THE EXERCISE
Go through the records from the first line and retype each one exactly, stopping once the line with "const y = d3.scaleLinear().domain([0, 30]).range([439, 21]);" is done. Pictures are left out.
═════ GIVEN RECORDS
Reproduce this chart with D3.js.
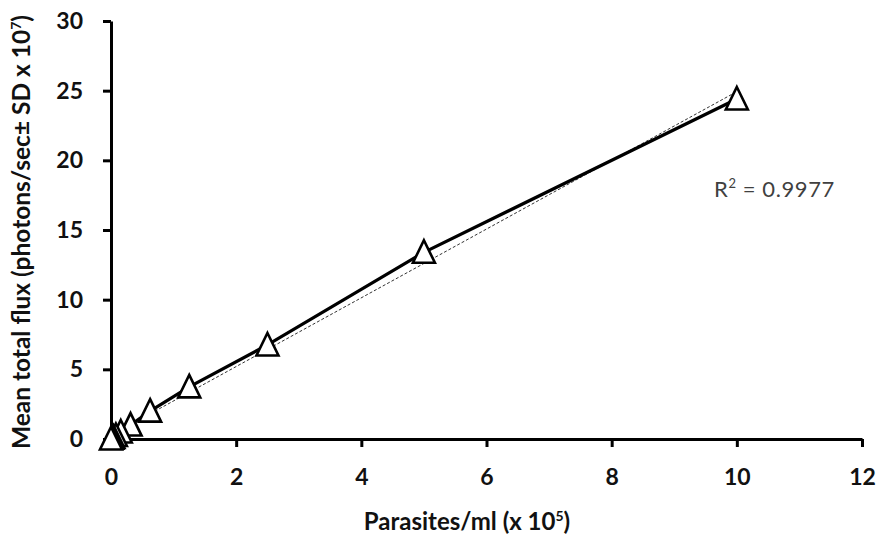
<!DOCTYPE html>
<html>
<head>
<meta charset="utf-8">
<script src="https://cdn.jsdelivr.net/npm/d3@7"></script>
<style>
  html, body { margin: 0; padding: 0; background: #fff; }
  svg { display: block; }
  text { font-family: Lato, "Open Sans", sans-serif; }
</style>
</head>
<body>
<svg id="chart" width="880" height="539"></svg>
<script>
// Two-fold dilution series of parasites (x 10^5 per ml) and mean total flux (x 10^7)
const parasites = [10, 5, 2.5, 1.25, 0.625, 0.3125, 0.156, 0.078, 0.039, 0.0195, 0];
const flux      = [24.4, 13.4, 6.75, 3.74, 2.0, 1.0, 0.5, 0.25, 0.12, 0.06, 0];
const xTicks = [0, 2, 4, 6, 8, 10, 12];
const yTicks = [0, 5, 10, 15, 20, 25, 30];
const r2Label = "0.9977";

const svg = d3.select("#chart");
const x = d3.scaleLinear().domain([0, 12]).range([111, 862]);
const y = d3.scaleLinear().domain([0, 30]).range([439, 21]);

// Least-squares trendline through the measured points
const n = parasites.length;
const mx = d3.mean(parasites), my = d3.mean(flux);
let sxy = 0, sxx = 0;
for (let i = 0; i < n; i++) { sxy += (parasites[i]-mx)*(flux[i]-my); sxx += (parasites[i]-mx)**2; }
const slope = sxy / sxx, intercept = my - slope * mx;

// Axes
const xAxis = d3.axisBottom(x).tickValues(xTicks).tickSize(8).tickSizeOuter(0).tickPadding(22);
const yAxis = d3.axisLeft(y).tickValues(yTicks).tickSize(8).tickSizeOuter(0).tickPadding(20);

const gx = svg.append("g").attr("transform", `translate(0,${y(0)})`).call(xAxis);
const gy = svg.append("g").attr("transform", `translate(${x(0)},0)`).call(yAxis);
[gx, gy].forEach(g => {
  g.select(".domain").attr("stroke", "#000").attr("stroke-width", 3);
  g.selectAll(".tick line").attr("stroke", "#000").attr("stroke-width", 3);
  g.selectAll(".tick text").attr("fill", "#111").attr("font-size", 23).attr("font-weight", "bold")
    .style("font-family", "Lato, 'Open Sans', sans-serif");
});

// Trendline (thin dashed)
const xs = [0, 10];
svg.append("line")
  .attr("x1", x(xs[0])).attr("y1", y(slope*xs[0]+intercept))
  .attr("x2", x(xs[1])).attr("y2", y(slope*xs[1]+intercept))
  .attr("stroke", "#333").attr("stroke-width", 1).attr("stroke-dasharray", "3,2");

// Connecting line
const pts = parasites.map((p, i) => [p, flux[i]]).sort((a, b) => a[0] - b[0]);
svg.append("path").datum(pts)
  .attr("fill", "none").attr("stroke", "#000").attr("stroke-width", 3.2)
  .attr("d", d3.line().x(d => x(d[0])).y(d => y(d[1])));

// Triangle markers (slightly taller than equilateral)
const triPath = "M0,-12L11,10.5L-11,10.5Z";
svg.append("g").selectAll("path").data(pts.slice().reverse()).join("path")
  .attr("transform", d => `translate(${x(d[0])},${y(d[1])})`)
  .attr("d", triPath)
  .attr("fill", "#fff").attr("stroke", "#000").attr("stroke-width", 2.6).attr("stroke-linejoin", "miter");

// R-squared label
const r2 = svg.append("text").attr("x", 714).attr("y", 197).attr("font-size", 22)
  .attr("letter-spacing", 0.6).attr("fill", "#404040");
r2.append("tspan").text("R");
r2.append("tspan").attr("font-size", 13).attr("dy", -9).text("2");
r2.append("tspan").attr("dy", 9).text(" = " + r2Label);

// Axis titles
const xt = svg.append("text").attr("x", 467).attr("y", 530).attr("text-anchor", "middle")
  .attr("font-size", 24).attr("font-weight", "bold").attr("fill", "#111");
xt.append("tspan").text("Parasites/ml (x 10");
xt.append("tspan").attr("font-size", 14).attr("dy", -9).text("5");
xt.append("tspan").attr("dy", 9).text(")");

const yt = svg.append("text").attr("transform", "translate(30,232) rotate(-90)").attr("text-anchor", "middle")
  .attr("font-size", 24.5).attr("font-weight", "bold").attr("fill", "#111");
yt.append("tspan").text("Mean total flux (photons/sec\u00b1 SD x 10");
yt.append("tspan").attr("font-size", 14).attr("dy", -9).text("7");
yt.append("tspan").attr("dy", 9).text(")");
</script>
</body>
</html>
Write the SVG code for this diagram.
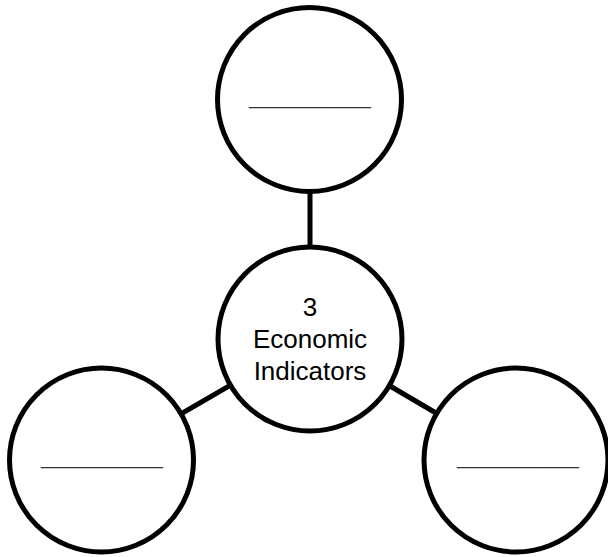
<svg xmlns="http://www.w3.org/2000/svg" width="608" height="557" viewBox="0 0 608 557">
<style>
.c{fill:#fff;stroke:#000;stroke-width:5}
.l{stroke:#000;stroke-width:5}
.t{font-family:"Liberation Sans",Arial,sans-serif;font-size:26px;fill:#000;text-anchor:middle}
.u{font-family:"Liberation Sans",Arial,sans-serif;font-size:16px;fill:#333}
</style>
<rect width="608" height="557" fill="#fff"/>
<g id="connectors">
<line class="l" x1="310" y1="99" x2="310" y2="339"/>
<line class="l" x1="310" y1="339" x2="101.5" y2="460"/>
<line class="l" x1="310" y1="339" x2="516" y2="460"/>
</g>
<g id="top">
<circle class="c" cx="309.5" cy="99.5" r="92"/>
<text class="u" x="249" y="105" textLength="122" lengthAdjust="spacingAndGlyphs">______________</text>
</g>
<g id="center">
<circle class="c" cx="310" cy="339" r="92"/>
<text class="t" x="310" y="316">3</text>
<text class="t" x="310" y="348">Economic</text>
<text class="t" x="310" y="380">Indicators</text>
</g>
<g id="left">
<circle class="c" cx="101.5" cy="460" r="92"/>
<text class="u" x="41" y="465" textLength="122" lengthAdjust="spacingAndGlyphs">______________</text>
</g>
<g id="right">
<circle class="c" cx="516" cy="460" r="92"/>
<text class="u" x="457" y="465" textLength="122" lengthAdjust="spacingAndGlyphs">______________</text>
</g>
</svg>
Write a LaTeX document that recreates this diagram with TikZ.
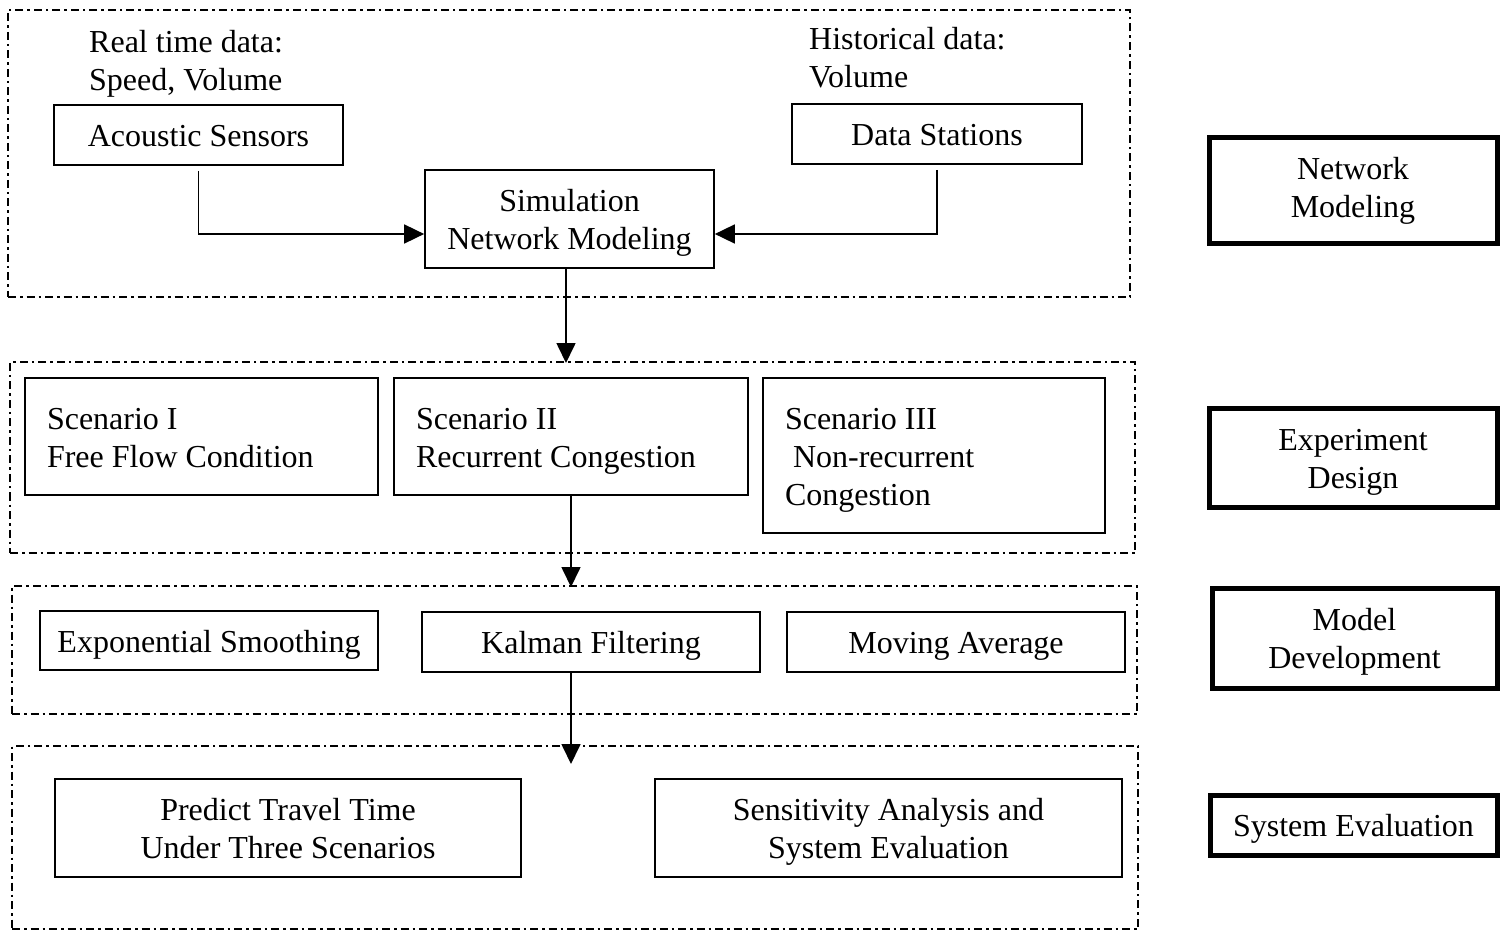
\documentclass[tikz,border=0pt]{standalone}
\usepackage{fontspec}
\setmainfont{Liberation Serif}
\usetikzlibrary{arrows.meta}
\newcommand\zs{\rule[-7pt]{0pt}{37pt}}
\begin{document}
\begin{tikzpicture}[x=1pt,y=-1pt,
  every node/.style={font=\fontsize{32}{38}\selectfont},
  grp/.style={draw, line width=2pt, dash pattern=on 8pt off 4pt on 2.5pt off 4pt, minimum width=#1, inner sep=0pt},
  grp/.default=100,
  struts/.style={execute at begin node=\zs, execute at end node=\zs},
  box/.style={draw, line width=1.7pt, inner sep=0pt, align=flush center, struts},
  lbox/.style={draw, line width=1.7pt, inner xsep=0pt, inner ysep=0pt, align=flush left, struts},
  side/.style={draw, line width=5pt, inner sep=0pt, align=flush center, struts},
  lab/.style={anchor=west, inner sep=0pt, align=flush left},
  arr/.style={line width=1.7pt, -{Triangle[length=20pt,width=19pt]}}
]
\useasboundingbox (0,0) rectangle (1500,931);

% groups
\node[grp=1122, minimum height=287] (g1) at (569,153.5) {};
\node[grp=1125, minimum height=191] (g2) at (572.5,457.5) {};
\node[grp=1125, minimum height=128] (g3) at (574.5,650) {};
\node[grp=1126, minimum height=183] (g4) at (575,837.5) {};

% group 1
\node[lab] (rt) at (89,64) {Real time data:\\Speed, Volume};
\node[lab] (hd) at (809,57.5) {Historical data:\\Volume};
\node[box, minimum width=289, minimum height=60] (ac) at (198.5,135) {Acoustic Sensors};
\node[box, minimum width=290, minimum height=60] (ds) at (937,134) {Data Stations};
\node[box, minimum width=289, minimum height=98, text width=280] (sim) at (569.5,219) {Simulation\\Network Modeling};

% group 2
\node[lbox, minimum width=353, minimum height=117, text width=309] (s1) at (201.5,436.5) {Scenario I\\Free Flow Condition};
\node[lbox, minimum width=354, minimum height=117, text width=310] (s2) at (571,436.5) {Scenario II\\Recurrent Congestion};
\node[lbox, minimum width=342, minimum height=155, text width=298] (s3) at (934,455.5) {Scenario III\\\hspace*{8pt}Non-recurrent\\Congestion};

% group 3
\node[box, minimum width=338, minimum height=59] (es) at (209,640.5) {Exponential Smoothing};
\node[box, minimum width=338, minimum height=60] (kf) at (591,642) {Kalman Filtering};
\node[box, minimum width=338, minimum height=60] (ma) at (956,642) {Moving Average};

% group 4
\node[box, minimum width=466, minimum height=98, text width=460] (pt) at (288,828) {Predict Travel Time\\Under Three Scenarios};
\node[box, minimum width=467, minimum height=98, text width=460] (sa) at (888.5,828) {Sensitivity Analysis and\\System Evaluation};

% side labels
\node[side, minimum width=288, minimum height=105] (nm) at (1353,190.5) {Network\\Modeling};
\node[side, minimum width=288, minimum height=99, text width=276] (ed) at (1353,457.5) {Experiment\\Design};
\node[side, minimum width=285, minimum height=100, text width=273] (md) at (1354.5,638) {Model\\Development};
\node[side, minimum width=287, minimum height=60] (se) at (1353.5,825) {System Evaluation};

% connectors
\draw[arr] ([yshift=-5pt]ac.south) |- ([yshift=-15pt]sim.west);
\draw[arr] ([yshift=-5pt]ds.south) |- ([yshift=-15pt]sim.east);
\draw[arr] ([xshift=-3.5pt]sim.south) -- ([xshift=-3.5pt,yshift=-2pt]sim.south |- g2.north);
\draw[arr] (s2.south) -- ([yshift=-2pt]s2.south |- g3.north);
\coordinate (k4) at ([xshift=-20pt]kf.south |- g4.north);
\draw[arr] ([xshift=-20pt]kf.south) -- ([yshift=-19pt]k4);
\end{tikzpicture}
\end{document}
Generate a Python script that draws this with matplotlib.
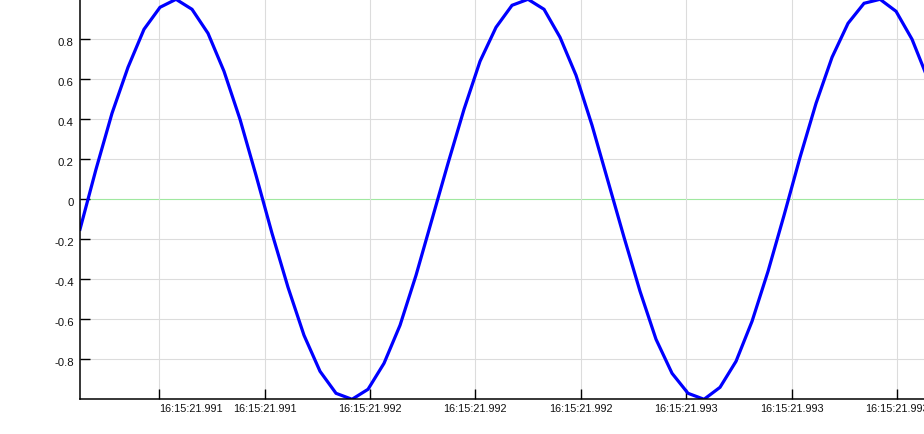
import numpy as np
import matplotlib
matplotlib.use("Agg")
import matplotlib.pyplot as plt
from matplotlib.transforms import ScaledTranslation

# ---- data (time in ms within second 16:15:21) ----
t_start_ms = 991.083
sample_step_ms = 0.0506
signal_values = [
    -0.15, 0.15, 0.43, 0.66, 0.85, 0.96, 1.00, 0.95, 0.83, 0.64,
    0.40, 0.12, -0.17, -0.44, -0.68, -0.86, -0.97, -1.00, -0.95, -0.82,
    -0.63, -0.38, -0.10, 0.18, 0.45, 0.69, 0.86, 0.97, 1.00, 0.95,
    0.81, 0.62, 0.37, 0.09, -0.19, -0.46, -0.70, -0.87, -0.97, -1.00,
    -0.94, -0.81, -0.61, -0.36, -0.08, 0.21, 0.48, 0.71, 0.88, 0.98,
    1.00, 0.94, 0.80, 0.60,
]
sample_times = t_start_ms + sample_step_ms * np.arange(len(signal_values))

x_tick_times = [991.333, 991.667, 992.0, 992.333, 992.667, 993.0, 993.333, 993.667]
x_tick_labels = ["16:15:21.991", "16:15:21.991", "16:15:21.992", "16:15:21.992",
                 "16:15:21.992", "16:15:21.993", "16:15:21.993", "16:15:21.993"]
y_tick_values = [0.8, 0.6, 0.4, 0.2, 0, -0.2, -0.4, -0.6, -0.8]
y_tick_labels = ["0.8", "0.6", "0.4", "0.2", "0", "-0.2", "-0.4", "-0.6", "-0.8"]

x_min, x_max = 991.083, 993.752
y_min, y_max = -0.996, 0.9965

# ---- figure ----
W, H, DPI = 924, 434, 100
fig = plt.figure(figsize=(W / DPI, H / DPI), dpi=DPI)
ax = fig.add_axes([80 / W, 35.5 / H, 844 / W, 398.5 / H])

font = "Liberation Sans"
ax.set_xlim(x_min, x_max)
ax.set_ylim(y_min, y_max)

# grid
for yv in y_tick_values:
    if yv == 0:
        ax.axhline(0, color="#a0e8a0", lw=0.8, zorder=1)
    else:
        ax.axhline(yv, color="#dcdcdc", lw=0.8, zorder=1)
for xv in x_tick_times:
    ax.axvline(xv, color="#dcdcdc", lw=0.8, zorder=1)

ax.plot(sample_times, signal_values, color="#0000ff", lw=2.3, zorder=3,
        solid_joinstyle="miter")

for s in ["top", "right"]:
    ax.spines[s].set_visible(False)
for s in ["left", "bottom"]:
    ax.spines[s].set_color("black")
    ax.spines[s].set_linewidth(1.1)
    ax.spines[s].set_zorder(4)

ax.set_xticks(x_tick_times)
ax.set_xticklabels(x_tick_labels, fontfamily=font, fontsize=7.8)
ax.set_yticks(y_tick_values)
ax.set_yticklabels(y_tick_labels, fontfamily=font, fontsize=8.2)
ax.tick_params(axis="both", direction="in", length=7, width=1.0, color="black",
               labelcolor="#111111")
ax.tick_params(axis="x", pad=4)
ax.tick_params(axis="y", pad=4.5)

# first x label is left aligned at its tick
xl = ax.get_xticklabels()
xl[0].set_horizontalalignment("left")

# y labels sit slightly below their ticks
for lab in ax.get_yticklabels():
    lab.set_transform(lab.get_transform() + ScaledTranslation(0, -3.0 / DPI, fig.dpi_scale_trans))

fig.savefig("out.png", dpi=DPI)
══════════
EXERCISE ANSWER
Reproduce this chart with D3.js.
<!DOCTYPE html>
<html>
<head>
<meta charset="utf-8">
<script src="https://cdn.jsdelivr.net/npm/d3@7"></script>
<style>
  html, body { margin: 0; padding: 0; background: #fff; }
  svg { display: block; }
  text { font-family: Lato, "Open Sans", sans-serif; }
</style>
</head>
<body>
<svg id="chart" width="880" height="539"></svg>
<script>
// Two-fold dilution series of parasites (x 10^5 per ml) and mean total flux (x 10^7)
const parasites = [10, 5, 2.5, 1.25, 0.625, 0.3125, 0.156, 0.078, 0.039, 0.0195, 0];
const flux      = [24.4, 13.4, 6.75, 3.74, 2.0, 1.0, 0.5, 0.25, 0.12, 0.06, 0];
const xTicks = [0, 2, 4, 6, 8, 10, 12];
const yTicks = [0, 5, 10, 15, 20, 25, 30];
const r2Label = "0.9977";

const svg = d3.select("#chart");
const x = d3.scaleLinear().domain([0, 12]).range([111, 862]);
const y = d3.scaleLinear().domain([0, 30]).range([439, 21]);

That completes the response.